*** DATA PROVIDED

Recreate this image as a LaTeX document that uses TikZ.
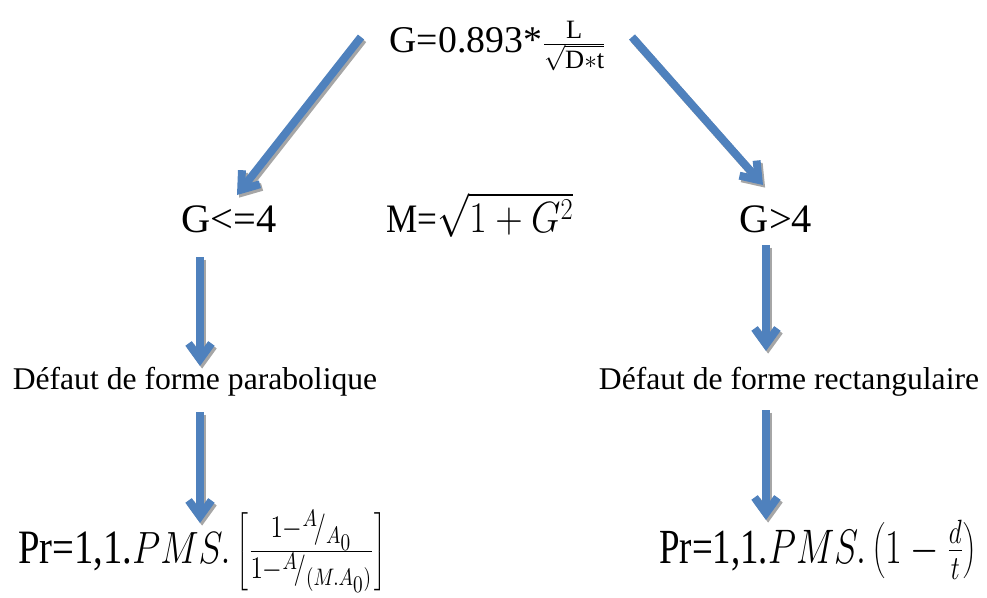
\documentclass[tikz,border=0pt]{standalone}
\usepackage{graphicx}
\usepackage{fontspec}
\setmainfont{Liberation Serif}
\usetikzlibrary{arrows.meta}
\definecolor{arrblue}{HTML}{4F81BD}
\definecolor{arrshadow}{HTML}{A6A6A6}
\newcommand\myarrow[2]{%
  \draw[shd] (#1) -- (#2);
  \draw[arr] (#1) -- (#2);}
\begin{document}
\begin{tikzpicture}[x=0.02cm,y=-0.02cm,
  lbl/.style={anchor=base,inner sep=0pt,font=\fontsize{23}{27}\selectfont},
  small/.style={anchor=base,inner sep=0pt,font=\fontsize{18}{21}\selectfont},
  arr/.style={line width=4.5pt,draw=arrblue,-{Straight Barb[length=9pt,width=13pt]}},
  shd/.style={line width=4.5pt,draw=arrshadow,-{Straight Barb[length=9pt,width=13pt]},
              transform canvas={shift={(1.2pt,-1.5pt)}}}]
\useasboundingbox (0,0) rectangle (987,598);
% texts
\node[lbl,font=\fontsize{21.5}{25}\selectfont] (top) at (498,53) {G=0.893*$\frac{\mathrm{L}}{\sqrt{\mathrm{D}\ast\mathrm{t}}}$};
\node[lbl] (gle) at (229,232) {G<=4};
\node[lbl] (m) at (480,232) {\scalebox{0.87}[1]{M=$\sqrt{1+G^2}$}};
\node[lbl] (ggt) at (776,232) {G>4};
\node[small] (dp) at (195,389) {Défaut de forme parabolique};
\node[small] (dr) at (789,389) {Défaut de forme rectangulaire};
\node[lbl,font=\fontsize{22}{26}\selectfont] (prl) at (202,563)
  {\scalebox{1}[1.24]{Pr=1,1.$PMS.\left[\frac{1-{}^{A}\!/_{A_0}}{1-{}^{A}\!/_{(M.A_0)}}\right]$}};
\node[lbl,font=\fontsize{21}{25}\selectfont] (prr) at (818,563)
  {\scalebox{1}[1.33]{Pr=1,1.$PMS.\left(1-\frac{d}{t}\right)$}};
% arrow end points
\coordinate (a1s) at (361,37);  \coordinate (a1e) at (237,195);
\coordinate (a2s) at (632,37);  \coordinate (a2e) at (763,185);
\coordinate (a3s) at (200,257); \coordinate (a3e) at (200,366);
\coordinate (a4s) at (766,245); \coordinate (a4e) at (766,351);
\coordinate (a5s) at (200,412); \coordinate (a5e) at (200,523);
\coordinate (a6s) at (766,410); \coordinate (a6e) at (766,520);
\myarrow{a1s}{a1e}
\myarrow{a2s}{a2e}
\myarrow{a3s}{a3e}
\myarrow{a4s}{a4e}
\myarrow{a5s}{a5e}
\myarrow{a6s}{a6e}
\end{tikzpicture}
\end{document}
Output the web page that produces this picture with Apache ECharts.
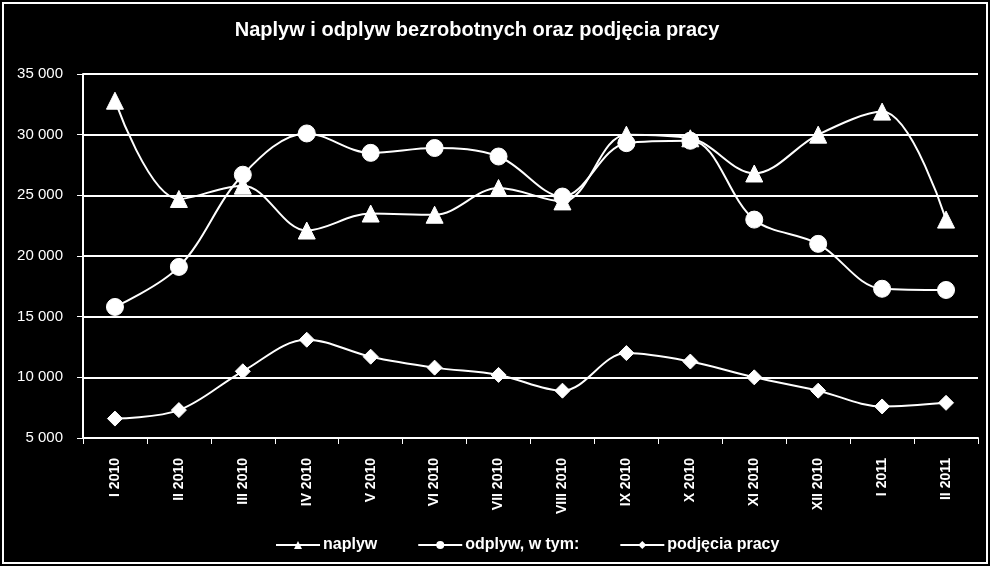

******

[THE REQUEST]:
In the entries above, some lines may contain the string "this"; report how many, without additional comment.

[OUTPUT BELOW]:
2